CAR T-cell therapy: Current landscape

“CAR T-cell therapy provides an opportunity of cure for some patients with relapsed/refractory CD19-positive hematological malignancies,” said Dr Thomas Chan of the Division of Haematology, Medical Oncology and Haematopoietic Stem Cell Transplantation, HKU.

Tisagenlecleucel is the first and currently the only CAR T-cell therapy approved in Hong Kong. It is a CD19-directed genetically modified autologous T-cell immunotherapy indicated for use in paediatric and young adult patients ≤25 years of age with B-cell ALL that is refractory, in relapse post-transplantation or in second or later relapse, as well as in adult patients with relapsed/refractory DLBCL after ≥2 lines of systemic therapy. [Kymriah Hong Kong prescribing information, September 2018]

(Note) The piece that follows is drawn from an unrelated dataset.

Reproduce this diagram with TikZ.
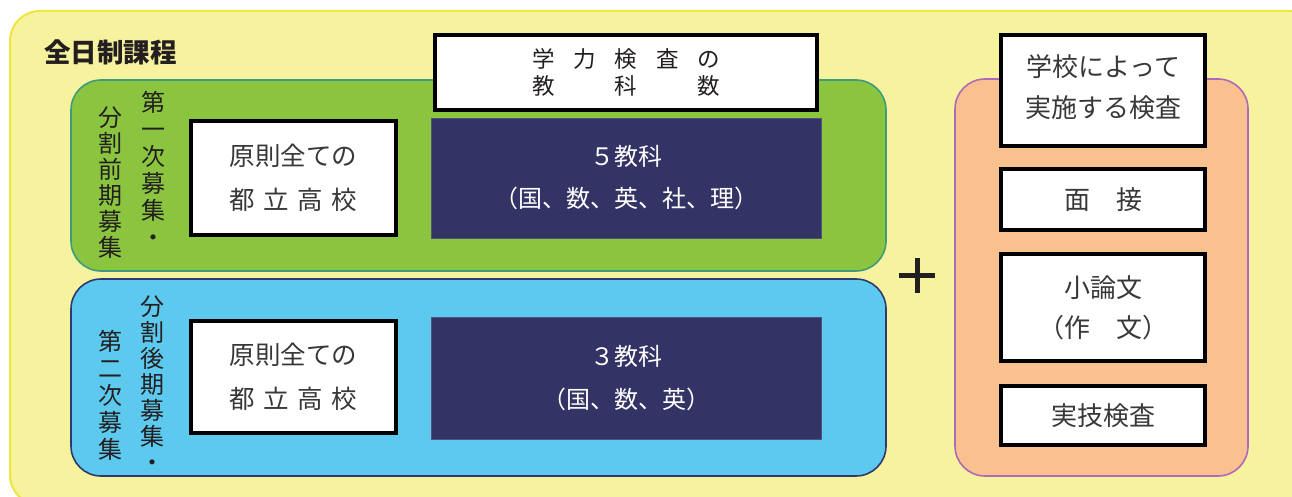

Apart from tisagenlecleucel, the US FDA has approved two other CAR T-cell therapies – axicabtagene ciloleucel for relapsed/refractory large B-cell lymphoma, and brexucabtagene autoleucel for relapsed/refractory mantel cell lymphoma. Both therapies are CD19-directed.

Workflow and on-treatment monitoring

“With tisagenlecleucel, the leukocytes isolated from each patient are cryopreserved and shipped overseas for genetic modification and expansion. The manufactured CAR T-cells are then shipped back to Hong Kong for reinfusion into the patient following lymphodepleting chemotherapy,” explained Sim. “To ensure safety, each cell product is marked with an individual identity chain to facilitate tracking for each patient.”

“Potential adverse events of CAR T-cell therapy include neurotoxicity and cytokine release syndrome,” said Chan. [Science 2018;359:1361-1365] “However, the risk of these adverse events is generally relatively low and can be effectively mitigated with the use of immunosuppressants.”

“One of the most common and earliest symptoms of neurotoxicity is impaired handwriting. We therefore ask patients to show us handwriting of their address daily as part of on-treatment monitoring,” said Chan.

“We also monitor patients’ body temperature every 4 hours as fever is one of the earliest symptoms of cytokine release syndrome,” Sim added.

Future directions: Advanced therapy products made in HK

“We have plans to manufacture ‘home-made’ CAR T-cell products targeting various haematological malignancies and solid tumours for evaluation in preclinical and clinical studies. This will be carried out at the HKUMed Laboratory of Cellular Therapeutics located in the Sassoon Road campus. The facility is currently under construction in collaboration with the Hong Kong Science & Technology Parks Corporation, and is expected to be completed by the end of this year or the first quarter of 2022,” said Tse.

“Potential projects at the HKUMed Laboratory of Cellular Therapeutics include CD30-directed CAR T cells for CD30-positive lymphomas, such as T-cell lymphomas and Hodgkin lymphoma, and bispecific CAR T cells targeting CD19 and CD22 for ALL,” Tse continued. “Bispecific CAR T-cell therapies targeting both CD19 and CD22 may reduce the risk of relapse following treatment due to loss of CD19 expression on the cancer cells of some patients.”

The HKU researchers will also evaluate earlier use of CAR T-cell therapy – before HSCT – in some leukaemia or lymphoma patients.

“Other advanced therapy products, such as specific targeted therapy and gene therapy, are also our directions of leukaemia and lymphoma research in the foreseeable future,” said Kwong. “Hopefully we will be able to develop these advanced therapy products at the HKUMed Laboratory of Cellular Therapeutics in the next few years to help more patients.”

According to the Hospital Authority’s Hong Kong Cancer Information and Statistics Centre, more than 100 patients with haematological malignancies would be suitable for CAR T-cell therapy each year.

“The positioning of different treatment options in leukaemia and lymphoma management is a complicated decision requiring a team approach and a high level of expertise, to ensure the best treatment decision is made for each patient,” said Kwong.